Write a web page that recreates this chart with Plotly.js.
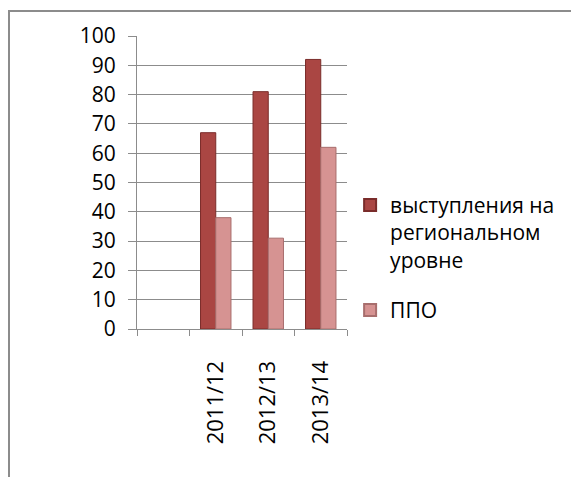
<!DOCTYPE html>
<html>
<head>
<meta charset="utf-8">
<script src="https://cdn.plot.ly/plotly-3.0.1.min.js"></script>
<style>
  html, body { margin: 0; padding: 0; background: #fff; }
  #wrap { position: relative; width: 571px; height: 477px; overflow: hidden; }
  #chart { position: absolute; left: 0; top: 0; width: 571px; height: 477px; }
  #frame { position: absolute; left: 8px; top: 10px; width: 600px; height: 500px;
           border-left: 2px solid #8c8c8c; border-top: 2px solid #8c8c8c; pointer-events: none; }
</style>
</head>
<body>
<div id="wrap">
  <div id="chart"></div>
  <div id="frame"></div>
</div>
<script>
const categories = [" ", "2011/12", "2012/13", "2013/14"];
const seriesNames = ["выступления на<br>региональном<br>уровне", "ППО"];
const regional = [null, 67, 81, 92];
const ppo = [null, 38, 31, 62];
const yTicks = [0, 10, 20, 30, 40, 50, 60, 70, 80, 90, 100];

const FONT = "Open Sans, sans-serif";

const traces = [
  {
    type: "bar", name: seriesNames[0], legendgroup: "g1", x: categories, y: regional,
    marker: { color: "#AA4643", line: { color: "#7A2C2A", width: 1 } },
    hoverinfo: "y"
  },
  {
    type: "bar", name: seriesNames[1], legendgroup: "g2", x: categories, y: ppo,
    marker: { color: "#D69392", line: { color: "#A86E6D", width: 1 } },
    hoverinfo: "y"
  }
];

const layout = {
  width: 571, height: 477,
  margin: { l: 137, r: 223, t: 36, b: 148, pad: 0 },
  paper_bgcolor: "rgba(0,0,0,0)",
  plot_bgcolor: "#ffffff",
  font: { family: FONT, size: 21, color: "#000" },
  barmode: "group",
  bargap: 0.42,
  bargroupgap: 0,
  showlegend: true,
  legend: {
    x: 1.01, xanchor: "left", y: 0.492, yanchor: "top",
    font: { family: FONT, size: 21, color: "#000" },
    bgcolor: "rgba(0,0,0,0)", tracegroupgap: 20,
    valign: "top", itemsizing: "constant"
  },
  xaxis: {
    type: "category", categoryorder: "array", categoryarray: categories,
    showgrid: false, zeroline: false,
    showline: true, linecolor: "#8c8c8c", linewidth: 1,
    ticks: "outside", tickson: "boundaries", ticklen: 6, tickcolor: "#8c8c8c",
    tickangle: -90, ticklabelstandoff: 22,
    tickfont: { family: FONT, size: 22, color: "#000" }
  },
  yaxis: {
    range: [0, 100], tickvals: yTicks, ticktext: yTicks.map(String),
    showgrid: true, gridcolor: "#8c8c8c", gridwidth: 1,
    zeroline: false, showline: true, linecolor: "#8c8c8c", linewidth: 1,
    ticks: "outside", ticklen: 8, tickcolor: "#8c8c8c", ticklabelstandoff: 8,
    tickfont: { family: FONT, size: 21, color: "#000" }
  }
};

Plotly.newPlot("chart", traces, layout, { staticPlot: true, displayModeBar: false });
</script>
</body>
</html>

----------

• **Written task**
Omit the pictures and output all of the other material exactly.

• **Exercise solution**
Write a web page that recreates this chart with Plotly.js.
<!DOCTYPE html>
<html>
<head>
<meta charset="utf-8">
<script src="https://cdn.plot.ly/plotly-3.0.1.min.js"></script>
<style>
  html, body { margin: 0; padding: 0; background: #fff; }
  #wrap { position: relative; width: 571px; height: 477px; overflow: hidden; }
  #chart { position: absolute; left: 0; top: 0; width: 571px; height: 477px; }
  #frame { position: absolute; left: 8px; top: 10px; width: 600px; height: 500px;
           border-left: 2px solid #8c8c8c; border-top: 2px solid #8c8c8c; pointer-events: none; }
</style>
</head>
<body>
<div id="wrap">
  <div id="chart"></div>
  <div id="frame"></div>
</div>
<script>
const categories = [" ", "2011/12", "2012/13", "2013/14"];
const seriesNames = ["выступления на<br>региональном<br>уровне", "ППО"];
const regional = [null, 67, 81, 92];
const ppo = [null, 38, 31, 62];
const yTicks = [0, 10, 20, 30, 40, 50, 60, 70, 80, 90, 100];

const FONT = "Open Sans, sans-serif";

const traces = [
  {
    type: "bar", name: seriesNames[0], legendgroup: "g1", x: categories, y: regional,
    marker: { color: "#AA4643", line: { color: "#7A2C2A", width: 1 } },
    hoverinfo: "y"
  },
  {
    type: "bar", name: seriesNames[1], legendgroup: "g2", x: categories, y: ppo,
    marker: { color: "#D69392", line: { color: "#A86E6D", width: 1 } },
    hoverinfo: "y"
  }
];

const layout = {
  width: 571, height: 477,
  margin: { l: 137, r: 223, t: 36, b: 148, pad: 0 },
  paper_bgcolor: "rgba(0,0,0,0)",
  plot_bgcolor: "#ffffff",
  font: { family: FONT, size: 21, color: "#000" },
  barmode: "group",
  bargap: 0.42,
  bargroupgap: 0,
  showlegend: true,
  legend: {
    x: 1.01, xanchor: "left", y: 0.492, yanchor: "top",
    font: { family: FONT, size: 21, color: "#000" },
    bgcolor: "rgba(0,0,0,0)", tracegroupgap: 20,
    valign: "top", itemsizing: "constant"
  },
  xaxis: {
    type: "category", categoryorder: "array", categoryarray: categories,
    showgrid: false, zeroline: false,
    showline: true, linecolor: "#8c8c8c", linewidth: 1,
    ticks: "outside", tickson: "boundaries", ticklen: 6, tickcolor: "#8c8c8c",
    tickangle: -90, ticklabelstandoff: 22,
    tickfont: { family: FONT, size: 22, color: "#000" }
  },
  yaxis: {
    range: [0, 100], tickvals: yTicks, ticktext: yTicks.map(String),
    showgrid: true, gridcolor: "#8c8c8c", gridwidth: 1,
    zeroline: false, showline: true, linecolor: "#8c8c8c", linewidth: 1,
    ticks: "outside", ticklen: 8, tickcolor: "#8c8c8c", ticklabelstandoff: 8,
    tickfont: { family: FONT, size: 21, color: "#000" }
  }
};

Plotly.newPlot("chart", traces, layout, { staticPlot: true, displayModeBar: false });
</script>
</body>
</html>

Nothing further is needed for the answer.